> _Supplied material_
++++

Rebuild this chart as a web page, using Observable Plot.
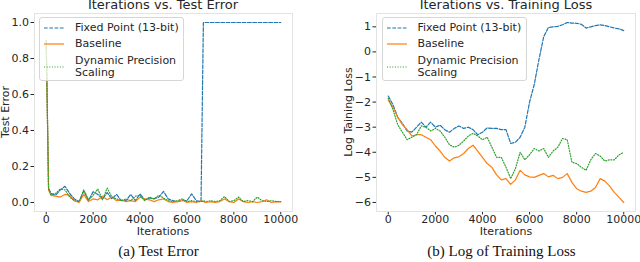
<!DOCTYPE html>
<html>
<head>
<meta charset="utf-8">
<script src="https://cdn.jsdelivr.net/npm/d3@7"></script>
<script src="https://cdn.jsdelivr.net/npm/@observablehq/plot@0.6"></script>
<style>
  html, body { margin: 0; padding: 0; background: #fff; overflow: hidden; }
  #wrap { position: relative; width: 640px; height: 262px; overflow: hidden; font-family: "DejaVu Sans", sans-serif; color: #262626; }
  .panel { position: absolute; top: 0; width: 320px; height: 240px; }
  .t { position: absolute; white-space: nowrap; color: #262626; }
  .title { font-size: 13px; line-height: 10px; transform: translateX(-50%); }
  .xlab { font-size: 11px; line-height: 11px; transform: translateX(-50%); }
  .ylab { font-size: 11px; line-height: 11px; transform: translate(-50%, -50%) rotate(-90deg); }
  .cap { font-family: "Liberation Serif", "Times New Roman", serif; font-size: 15px; line-height: 15px; transform: translateX(-50%); color: #111; }
  .legend { position: absolute; width: 145px; height: 64px; box-sizing: border-box; border: 1px solid #d6d6d6; border-radius: 3px; background: rgba(255,255,255,0.8); }
  .legend .lt { position: absolute; left: 35px; font-size: 11px; line-height: 11.7px; white-space: nowrap; color: #262626; }
  .legend svg { position: absolute; left: 4px; }
</style>
</head>
<body>
<div id="wrap"></div>
<script>
// ---------- data ----------
const seriesNames = ["Fixed Point (13-bit)", "Baseline", "Dynamic Precision Scaling"];
const seriesColors = ["#1f77b4", "#ff7f0e", "#2ca02c"];
const seriesDash = ["3.7,1.6", null, "1,1.65"];

const xTickValues = [0, 2000, 4000, 6000, 8000, 10000];
const testErrorTicks = [0.0, 0.2, 0.4, 0.6, 0.8, 1.0];
const lossTicks = [-6, -5, -4, -3, -2, -1, 0, 1];

// (a) Test error
const itersTest = [0,100,200,400,600,800,1000,1200,1400,1600,1800,2000,2200,2400,2600,2800,3000,3200,3400,3600,3800,4000,4200,4400,4600,4800,5000,5200,5400,5600,5800,6000,6200,6400,6600,6700,6800,7000,7200,7400,7600,7800,8000,8200,8400,8600,8800,9000,9200,9400,9600,9800,10000];
const testFixed = [0.9,0.08,0.05,0.04,0.07,0.09,0.05,0.02,0.005,0.065,0.01,0.06,0.045,0.02,0.055,0.02,0.045,0.01,0.01,0.045,0.01,0.048,0.015,0.025,0.02,0.03,0.062,0.02,0.01,0.005,0.01,0.01,0.048,0.01,0.005,1.0,1.0,1.0,1.0,1.0,1.0,1.0,1.0,1.0,1.0,1.0,1.0,1.0,1.0,1.0,1.0,1.0,1.0];
const testBaseline = [0.9,0.07,0.04,0.035,0.03,0.045,0.04,0.01,0.0,0.045,0.005,0.02,0.015,0.035,0.015,0.03,0.01,0.015,0.005,0.01,0.005,0.03,0.02,0.015,0.005,0.015,0.02,0.005,0.0,0.005,0.015,0.0,0.005,0.0,0.01,0.005,0.0,0.005,0.0,0.005,0.02,0.005,0.0,0.02,0.005,0.0,0.005,0.0,0.005,0.015,0.0,0.005,0.003];
const testDPS = [0.9,0.075,0.045,0.05,0.075,0.07,0.03,0.01,0.005,0.07,0.015,0.04,0.075,0.015,0.08,0.03,0.02,0.01,0.02,0.01,0.035,0.04,0.01,0.03,0.02,0.04,0.025,0.01,0.005,0.01,0.02,0.005,0.01,0.005,0.005,0.01,0.005,0.01,0.005,0.01,0.033,0.005,0.01,0.03,0.005,0.01,0.005,0.03,0.01,0.005,0.01,0.005,0.005];

// (b) Log of training loss
const itersLoss = [0,200,400,600,800,1000,1200,1400,1600,1800,2000,2200,2400,2600,2800,3000,3200,3400,3600,3800,4000,4200,4400,4600,4800,5000,5200,5400,5600,5800,6000,6200,6400,6600,6800,7000,7200,7400,7600,7800,8000,8200,8400,8600,8800,9000,9200,9400,9600,9800,10000];
const lossFixed = [-1.76,-2.1,-2.6,-2.85,-3.15,-3.2,-3.0,-2.8,-3.0,-2.8,-3.0,-2.92,-3.1,-3.2,-3.05,-2.95,-3.05,-3.0,-3.1,-3.3,-3.2,-3.03,-3.05,-3.05,-3.1,-3.1,-3.65,-3.6,-3.4,-3.0,-2.0,-1.3,-0.3,0.6,0.97,1.0,1.02,1.08,1.17,1.15,1.14,1.1,0.95,1.0,1.05,1.08,1.05,1.0,0.95,0.92,0.85];
const lossBaseline = [-1.92,-2.2,-2.6,-2.9,-3.1,-3.35,-3.3,-3.3,-3.4,-3.5,-3.75,-3.95,-4.2,-4.35,-4.22,-4.18,-4.05,-3.85,-3.72,-3.95,-4.2,-4.45,-4.6,-4.9,-5.1,-5.05,-5.28,-5.1,-4.72,-4.9,-4.98,-5.0,-4.92,-4.85,-4.98,-4.92,-5.05,-5.0,-4.85,-5.2,-5.45,-5.55,-5.6,-5.55,-5.4,-5.05,-5.15,-5.35,-5.6,-5.8,-6.0];
const lossDPS = [-1.85,-2.3,-2.9,-3.2,-3.5,-3.4,-3.3,-2.95,-3.0,-3.15,-3.05,-3.15,-3.4,-3.7,-3.8,-3.72,-3.55,-3.35,-3.25,-3.35,-3.5,-3.4,-3.8,-4.2,-4.2,-4.6,-5.05,-4.65,-4.0,-4.3,-4.1,-3.85,-3.95,-3.85,-4.2,-3.95,-3.8,-3.45,-3.5,-4.4,-4.45,-4.6,-4.72,-4.3,-4.05,-4.15,-4.35,-4.3,-4.3,-4.1,-4.0];

// ---------- build ----------
function rows(iters, vals) { return iters.map((x, i) => ({x, y: vals[i]})); }

function lineMarks(iters, seriesVals) {
  return seriesVals.map((vals, k) => Plot.line(rows(iters, vals), {
    x: "x", y: "y", stroke: seriesColors[k], strokeWidth: 1.2,
    strokeDasharray: seriesDash[k] || undefined
  }));
}

const baseStyle = {fontFamily: "DejaVu Sans", fontSize: "11px", color: "#262626", background: "transparent", overflow: "visible"};

const chartA = Plot.plot({
  width: 320, height: 240,
  marginLeft: 34, marginRight: 28, marginTop: 13, marginBottom: 29,
  style: baseStyle,
  x: {domain: [-500, 10500], ticks: xTickValues, tickFormat: d => String(d), tickSize: 3.5, tickPadding: 0.5, label: null, line: true},
  y: {domain: [-0.05, 1.05], ticks: testErrorTicks, tickFormat: d => d.toFixed(1), tickSize: 3.5, tickPadding: 2, label: null},
  marks: [
    Plot.frame({stroke: "#e3e3e3"}),
    ...lineMarks(itersTest, [testFixed, testBaseline, testDPS])
  ]
});

const chartB = Plot.plot({
  width: 320, height: 240,
  marginLeft: 56, marginRight: 5, marginTop: 13, marginBottom: 29,
  style: baseStyle,
  x: {domain: [-500, 10500], ticks: xTickValues, tickFormat: d => String(d), tickSize: 3.5, tickPadding: 0.5, label: null, line: true},
  y: {domain: [-6.36, 1.53], ticks: lossTicks, tickFormat: d => d < 0 ? "\u2212" + (-d) : String(d), tickSize: 3.5, tickPadding: 2, label: null},
  marks: [
    Plot.frame({stroke: "#e3e3e3"}),
    ...lineMarks(itersLoss, [lossFixed, lossBaseline, lossDPS])
  ]
});

const wrap = document.getElementById("wrap");
function panel(el, left) {
  const d = document.createElement("div");
  d.className = "panel"; d.style.left = left + "px";
  d.appendChild(el); wrap.appendChild(d);
}
panel(chartA, 0);
panel(chartB, 320);

function text(cls, str, left, top) {
  const d = document.createElement("div");
  d.className = "t " + cls; d.textContent = str;
  d.style.left = left + "px"; d.style.top = top + "px";
  wrap.appendChild(d); return d;
}
text("title", "Iterations vs. Test Error", 163, 0);
text("title", "Iterations vs. Training Loss", 506, 0);
text("xlab", "Iterations", 163, 226.3);
text("xlab", "Iterations", 506, 226.3);
text("ylab", "Test Error", 5, 112);
text("ylab", "Log Taining Loss", 348, 112);
text("cap", "(a) Test Error", 158.5, 244.4);
text("cap", "(b) Log of Training Loss", 501.5, 244.4);

function legend(left, top) {
  const box = document.createElement("div");
  box.className = "legend"; box.style.left = left + "px"; box.style.top = top + "px";
  const centers = [10, 26.3, 49];
  const labels = [[seriesNames[0]], [seriesNames[1]], ["Dynamic Precision", "Scaling"]];
  const textTops = [4, 20.3, 37];
  for (let k = 0; k < 3; k++) {
    const svg = document.createElementNS("http://www.w3.org/2000/svg", "svg");
    svg.setAttribute("width", 22); svg.setAttribute("height", 6);
    svg.style.top = (centers[k] - 3) + "px";
    const ln = document.createElementNS("http://www.w3.org/2000/svg", "line");
    ln.setAttribute("x1", 0); ln.setAttribute("x2", 20); ln.setAttribute("y1", 3); ln.setAttribute("y2", 3);
    ln.setAttribute("stroke", seriesColors[k]); ln.setAttribute("stroke-width", 1.2);
    if (seriesDash[k]) ln.setAttribute("stroke-dasharray", seriesDash[k]);
    svg.appendChild(ln); box.appendChild(svg);
    const t = document.createElement("div");
    t.className = "lt"; t.style.top = textTops[k] + "px";
    t.innerHTML = labels[k].join("<br>");
    box.appendChild(t);
  }
  wrap.appendChild(box);
}
legend(39, 17);
legend(381.5, 17);
</script>
</body>
</html>
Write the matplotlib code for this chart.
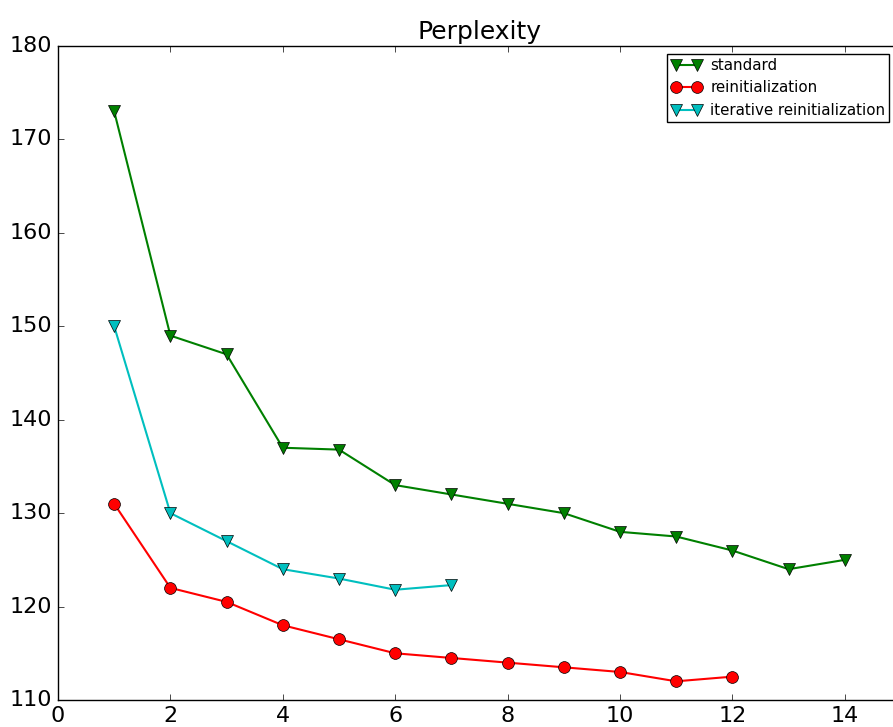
import matplotlib
matplotlib.use("Agg")
import matplotlib.pyplot as plt

plt.style.use("classic")

x_standard = [1, 2, 3, 4, 5, 6, 7, 8, 9, 10, 11, 12, 13, 14]
y_standard = [173, 149, 147, 137, 136.8, 133, 132, 131, 130, 128, 127.5, 126, 124, 125]
x_reinit = [1, 2, 3, 4, 5, 6, 7, 8, 9, 10, 11, 12]
y_reinit = [131, 122, 120.5, 118, 116.5, 115, 114.5, 114, 113.5, 113, 112, 112.5]
x_iter = [1, 2, 3, 4, 5, 6, 7]
y_iter = [150, 130, 127, 124, 123, 121.8, 122.3]

fig = plt.figure(figsize=(8.93, 7.27), dpi=100, facecolor="white")
ax = fig.add_axes([58/893, 27/727, (901-58)/893, (700-46)/727])

ax.plot(x_standard, y_standard, "gv-", markersize=8.5, linewidth=1.5, label="standard")
ax.plot(x_reinit, y_reinit, "ro-", markersize=8.5, linewidth=1.5, label="reinitialization")
ax.plot(x_iter, y_iter, "cv-", markersize=8.5, linewidth=1.5, label="iterative reinitialization")

ax.set_xlim(0, 15)
ax.set_ylim(110, 180)
ax.set_xticks([0, 2, 4, 6, 8, 10, 12, 14])
ax.tick_params(labelsize=16)
ax.set_title("Perplexity", fontsize=18)
ax.legend(loc="upper right", fontsize=10.8, numpoints=2, borderaxespad=0,
          borderpad=0.25, handletextpad=0.6, handlelength=2.0,
          bbox_to_anchor=(889/893, 1 - 54/727), bbox_transform=fig.transFigure)

fig.savefig("out.png", dpi=100, facecolor="white")
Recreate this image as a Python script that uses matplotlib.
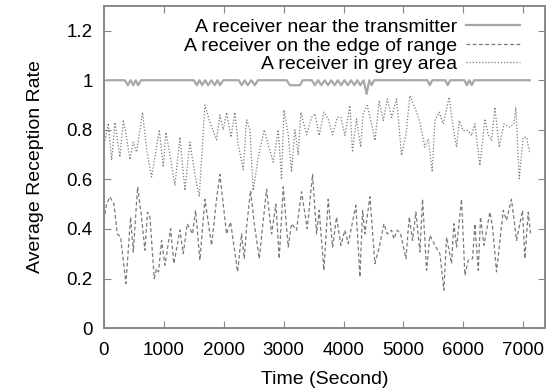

++++

> _The problem_
Only the lines from the start of the records through the line containing "const lossTicks = [-6, -5, -4, -3, -2, -1, 0, 1];" should be repeated, word for word, with the pictures left out.

> _Solution for this problem_
Rebuild this chart as a web page, using Observable Plot.
<!DOCTYPE html>
<html>
<head>
<meta charset="utf-8">
<script src="https://cdn.jsdelivr.net/npm/d3@7"></script>
<script src="https://cdn.jsdelivr.net/npm/@observablehq/plot@0.6"></script>
<style>
  html, body { margin: 0; padding: 0; background: #fff; overflow: hidden; }
  #wrap { position: relative; width: 640px; height: 262px; overflow: hidden; font-family: "DejaVu Sans", sans-serif; color: #262626; }
  .panel { position: absolute; top: 0; width: 320px; height: 240px; }
  .t { position: absolute; white-space: nowrap; color: #262626; }
  .title { font-size: 13px; line-height: 10px; transform: translateX(-50%); }
  .xlab { font-size: 11px; line-height: 11px; transform: translateX(-50%); }
  .ylab { font-size: 11px; line-height: 11px; transform: translate(-50%, -50%) rotate(-90deg); }
  .cap { font-family: "Liberation Serif", "Times New Roman", serif; font-size: 15px; line-height: 15px; transform: translateX(-50%); color: #111; }
  .legend { position: absolute; width: 145px; height: 64px; box-sizing: border-box; border: 1px solid #d6d6d6; border-radius: 3px; background: rgba(255,255,255,0.8); }
  .legend .lt { position: absolute; left: 35px; font-size: 11px; line-height: 11.7px; white-space: nowrap; color: #262626; }
  .legend svg { position: absolute; left: 4px; }
</style>
</head>
<body>
<div id="wrap"></div>
<script>
// ---------- data ----------
const seriesNames = ["Fixed Point (13-bit)", "Baseline", "Dynamic Precision Scaling"];
const seriesColors = ["#1f77b4", "#ff7f0e", "#2ca02c"];
const seriesDash = ["3.7,1.6", null, "1,1.65"];

const xTickValues = [0, 2000, 4000, 6000, 8000, 10000];
const testErrorTicks = [0.0, 0.2, 0.4, 0.6, 0.8, 1.0];
const lossTicks = [-6, -5, -4, -3, -2, -1, 0, 1];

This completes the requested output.